We change when we endure the abuse a narcissist is capable of. They take from us things we valued and they alter our world view in ways we may never be able to articulate. I am a different person now and I’m beginning to realize how much grief there is to process at losing who I used to be. I liked the old version of me rather well. I loved that me. And now I have to learn to love this me who is, effectively, a stranger.

Shadows

How can one place hold so many horrible memories? I never wanted to come back to this place full of all the fears I held as a child. To this place the narcissist of my youth tormented me.

But something inside me broke and I fell for his lie. I came back to this place again and he found space for more pain, more fear, and more horrid memories. Everything is tainted with nightmares and everywhere I go is the shade of trauma—a ghostly gray hue—even the moments I enjoyed and the memories I once cherished.

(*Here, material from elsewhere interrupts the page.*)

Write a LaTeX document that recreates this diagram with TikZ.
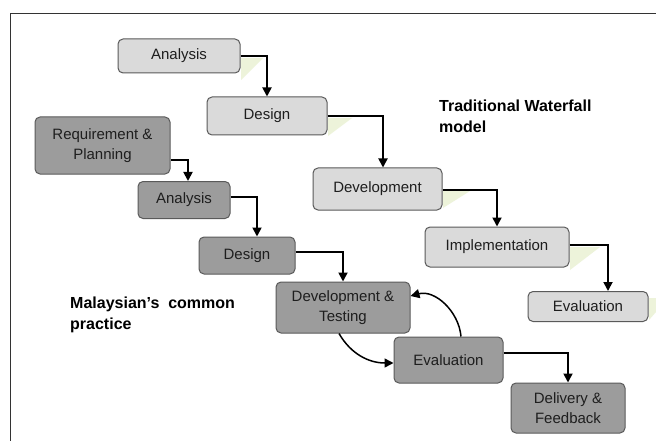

Sometimes the worst parts spill out into poetry and make the deep wounds beautiful somehow, but tonight there is just the murky memories flooding into my present and filling my body with recognition.

Sometimes the nightmare wins and it is not beautiful. And I find myself awake, living in a moment I wish I could forget, vowing I’ll never come back here.

But I made that vow before. How do I trust that I’ll keep it this time? How do I ever trust … myself?

Building A Bridge

Today I had a realization. I used to be someone I loved, and I strive to be a version of that person again. I have pondered and meditated over the last five years and the abuses I have now managed to survive, and what I have found is that what I truly need is not grief. What I need is a bridge. A way to meet my past self spiritually is to build a bridge to join myself back together. Something to allow me to be above what has happened to me, still able to traverse that space, but never required to fall back into it.

This journey is one that I fear, but one that is also filling me with a profound hope. I will rebuild.